Exercise task = Omit all pictures. Copy the rest of the material exactly.

--- start of Collected data ---

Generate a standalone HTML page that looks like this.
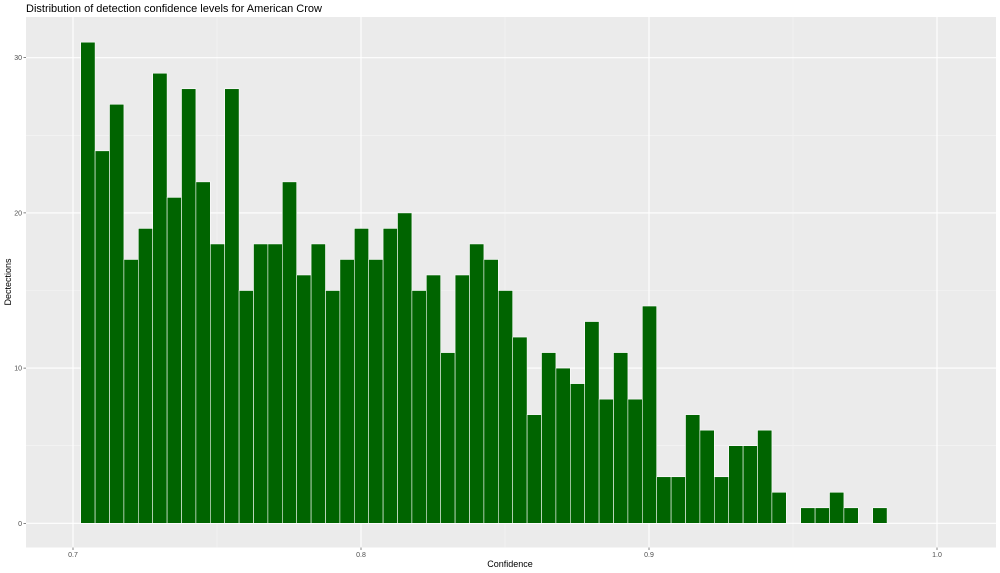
<!DOCTYPE html>
<html><head><meta charset="utf-8"><style>
html,body{margin:0;padding:0;background:#fff;width:1000px;height:573px;overflow:hidden}
svg text{font-family:"Liberation Sans",sans-serif}
</style></head><body>
<svg id="s" width="1000" height="573" xmlns="http://www.w3.org/2000/svg">
<rect x="0" y="0" width="1000" height="573" fill="#fff"/>
<rect x="26" y="17" width="970" height="530.5" fill="#ebebeb"/>
<g id="grid"></g>
<g id="bars"></g>
<g id="ticks"></g>
<text x="26" y="12" font-size="11" fill="#000">Distribution of detection confidence levels for American Crow</text>
<text x="510" y="567" font-size="9" fill="#000" text-anchor="middle">Confidence</text>
<text transform="translate(11,282) rotate(-90)" font-size="9" fill="#000" text-anchor="middle">Dectections</text>
</svg>
<script>
var NS="http://www.w3.org/2000/svg";
function el(p,t,a){var e=document.createElementNS(NS,t);for(var k in a)e.setAttribute(k,a[k]);document.getElementById(p).appendChild(e);return e;}
var y0=523.3,u=15.52;
// minor gridlines
[0.65,0.75,0.85,0.95].forEach(function(v){var x=73+(v-0.7)*2880;if(x>26&&x<996)el("grid","line",{x1:x,x2:x,y1:17,y2:547.5,stroke:"#f5f5f5","stroke-width":0.6});});
[5,15,25].forEach(function(v){var y=y0-v*u;el("grid","line",{x1:26,x2:996,y1:y,y2:y,stroke:"#f5f5f5","stroke-width":0.6});});
[0.7,0.8,0.9,1.0].forEach(function(v){var x=73+(v-0.7)*2880;el("grid","line",{x1:x,x2:x,y1:17,y2:547.5,stroke:"#fff","stroke-width":1.1});
 el("ticks","line",{x1:x,x2:x,y1:547.5,y2:550,stroke:"#333","stroke-width":0.6});
 var t=el("ticks","text",{x:x,y:557,"font-size":"7","fill":"#4d4d4d","text-anchor":"middle"});t.textContent=v.toFixed(1);});
[0,10,20,30].forEach(function(v){var y=y0-v*u;el("grid","line",{x1:26,x2:996,y1:y,y2:y,stroke:"#fff","stroke-width":1.1});
 el("ticks","line",{x1:23.5,x2:26,y1:y,y2:y,stroke:"#333","stroke-width":0.6});
 var t=el("ticks","text",{x:22,y:y+2.5,"font-size":"7","fill":"#4d4d4d","text-anchor":"end"});t.textContent=v;});
var d=[31,24,27,17,19,29,21,28,22,18,28,15,18,18,22,16,18,15,17,19,17,19,20,15,16,11,16,18,17,15,12,7,11,10,9,13,8,11,8,14,3,3,7,6,3,5,5,6,2,0,1,1,2,1,0,1];
d.forEach(function(c,i){if(!c)return;var x=80.7+i*14.4;el("bars","rect",{x:x,y:y0-c*u,width:14.4,height:c*u,fill:"#006400",stroke:"#fff","stroke-width":0.6});});
</script>
</body></html>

--- end of Collected data ---

Answer to the exercise =
Generate a standalone HTML page that looks like this.
<!DOCTYPE html>
<html><head><meta charset="utf-8"><style>
html,body{margin:0;padding:0;background:#fff;width:1000px;height:573px;overflow:hidden}
svg text{font-family:"Liberation Sans",sans-serif}
</style></head><body>
<svg id="s" width="1000" height="573" xmlns="http://www.w3.org/2000/svg">
<rect x="0" y="0" width="1000" height="573" fill="#fff"/>
<rect x="26" y="17" width="970" height="530.5" fill="#ebebeb"/>
<g id="grid"></g>
<g id="bars"></g>
<g id="ticks"></g>
<text x="26" y="12" font-size="11" fill="#000">Distribution of detection confidence levels for American Crow</text>
<text x="510" y="567" font-size="9" fill="#000" text-anchor="middle">Confidence</text>
<text transform="translate(11,282) rotate(-90)" font-size="9" fill="#000" text-anchor="middle">Dectections</text>
</svg>
<script>
var NS="http://www.w3.org/2000/svg";
function el(p,t,a){var e=document.createElementNS(NS,t);for(var k in a)e.setAttribute(k,a[k]);document.getElementById(p).appendChild(e);return e;}
var y0=523.3,u=15.52;
// minor gridlines
[0.65,0.75,0.85,0.95].forEach(function(v){var x=73+(v-0.7)*2880;if(x>26&&x<996)el("grid","line",{x1:x,x2:x,y1:17,y2:547.5,stroke:"#f5f5f5","stroke-width":0.6});});
[5,15,25].forEach(function(v){var y=y0-v*u;el("grid","line",{x1:26,x2:996,y1:y,y2:y,stroke:"#f5f5f5","stroke-width":0.6});});
[0.7,0.8,0.9,1.0].forEach(function(v){var x=73+(v-0.7)*2880;el("grid","line",{x1:x,x2:x,y1:17,y2:547.5,stroke:"#fff","stroke-width":1.1});
 el("ticks","line",{x1:x,x2:x,y1:547.5,y2:550,stroke:"#333","stroke-width":0.6});
 var t=el("ticks","text",{x:x,y:557,"font-size":"7","fill":"#4d4d4d","text-anchor":"middle"});t.textContent=v.toFixed(1);});
[0,10,20,30].forEach(function(v){var y=y0-v*u;el("grid","line",{x1:26,x2:996,y1:y,y2:y,stroke:"#fff","stroke-width":1.1});
 el("ticks","line",{x1:23.5,x2:26,y1:y,y2:y,stroke:"#333","stroke-width":0.6});
 var t=el("ticks","text",{x:22,y:y+2.5,"font-size":"7","fill":"#4d4d4d","text-anchor":"end"});t.textContent=v;});
var d=[31,24,27,17,19,29,21,28,22,18,28,15,18,18,22,16,18,15,17,19,17,19,20,15,16,11,16,18,17,15,12,7,11,10,9,13,8,11,8,14,3,3,7,6,3,5,5,6,2,0,1,1,2,1,0,1];
d.forEach(function(c,i){if(!c)return;var x=80.7+i*14.4;el("bars","rect",{x:x,y:y0-c*u,width:14.4,height:c*u,fill:"#006400",stroke:"#fff","stroke-width":0.6});});
</script>
</body></html>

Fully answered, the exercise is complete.